Publication Type:Journal Article
Source:Philosophical Transactions of the Royal Society of London A: Mathematical, Physical and Engineering Sciences, Volume 369, Issue 1943, p.1925 - 1942 (2011)
Emissions reduction legislation relies upon ‘bottom-up’ accounting of industrial and biogenic greenhouse-gas (GHG) emissions at their sources. Yet, even for relatively well-constrained industrial GHGs, global emissions based on ‘top-down’ methods that use atmospheric measurements often agree poorly with the reported bottom-up emissions. For emissions reduction legislation to be effective, it is essential that these discrepancies be resolved. Because emissions are regulated nationally or regionally, not globally, top-down estimates must also be determined at these scales. High-frequency atmospheric GHG measurements at well-chosen station locations record ‘pollution events’ above the background values that result from regional emissions. By combining such measurements with inverse methods and atmospheric transport and chemistry models, it is possible to map and quantify regional emissions.
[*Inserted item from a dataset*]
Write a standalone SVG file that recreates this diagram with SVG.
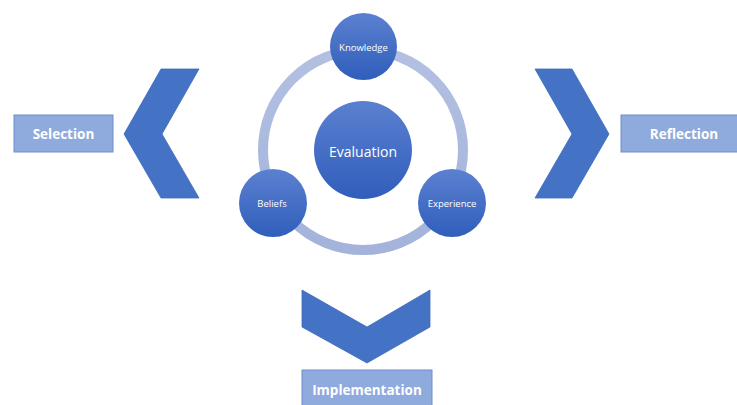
<svg xmlns="http://www.w3.org/2000/svg" width="737" height="405" viewBox="0 0 737 405">
<defs>
<linearGradient id="cg" x1="0" y1="0" x2="0" y2="1">
<stop offset="0" stop-color="#5B80D0"/>
<stop offset="1" stop-color="#305EBB"/>
</linearGradient>
<linearGradient id="rg" x1="0" y1="0" x2="0" y2="1">
<stop offset="0" stop-color="#B3C0E2"/>
<stop offset="1" stop-color="#A3B3DA"/>
</linearGradient>
<style>
.chev{fill:#4472C4;stroke:#3F6BBA;stroke-width:0.8}
.box{fill:#8FAADC;stroke:#6E8ECC;stroke-width:1}
.bt{font-family:"Open Sans","Liberation Sans",sans-serif;font-weight:bold;font-size:13.5px;fill:#FFFFFF;text-anchor:middle;dominant-baseline:central}
.circ{fill:url(#cg)}
.ct{font-family:"Open Sans","Liberation Sans",sans-serif;fill:#FFFFFF;text-anchor:middle;dominant-baseline:central}
</style>
</defs>
<rect width="737" height="405" fill="#FFFFFF"/>
<g id="connectors">
<circle id="ring" cx="363" cy="150" r="100" fill="none" stroke="url(#rg)" stroke-width="10"/>
<polygon class="chev" points="161,69 199,69 162,134 199,198 161,198 124,134"/>
<polygon class="chev" points="535,69 572,69 609,134 572,198 535,198 572,134"/>
<polygon class="chev" points="302,290 367,327 430,290 430,327 367,363 302,327"/>
</g>
<g id="selection">
<rect class="box" x="14" y="115" width="99" height="37"/>
<text class="bt" x="63.5" y="134">Selection</text>
</g>
<g id="reflection">
<rect class="box" x="621" y="115" width="125" height="37"/>
<text class="bt" x="684" y="134">Reflection</text>
</g>
<g id="implementation">
<rect class="box" x="302" y="370" width="130" height="45"/>
<text class="bt" x="367" y="390">Implementation</text>
</g>
<g id="evaluation">
<circle class="circ" cx="363" cy="150" r="49"/>
<text class="ct" x="363" y="151" font-size="14">Evaluation</text>
</g>
<g id="knowledge">
<circle class="circ" cx="363.5" cy="46.5" r="33.5"/>
<text class="ct" x="363.5" y="47" font-size="9.5">Knowledge</text>
</g>
<g id="beliefs">
<circle class="circ" cx="273" cy="203" r="34"/>
<text class="ct" x="272" y="203" font-size="9.5">Beliefs</text>
</g>
<g id="experience">
<circle class="circ" cx="452" cy="203" r="34"/>
<text class="ct" x="452" y="203" font-size="9.5">Experience</text>
</g>
</svg>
Even with the sparse current network of measurement stations and current inverse-modelling techniques, it is possible to rival the accuracies of regional ‘bottom-up’ emission estimates for some GHGs. But meeting the verification goals of emissions reduction legislation will require major increases in the density and types of atmospheric observations, as well as expanded inverse-modelling capabilities. The cost of this effort would be minor when compared with current investments in carbon-equivalent trading, and would reduce the volatility of that market and increase investment in emissions reduction.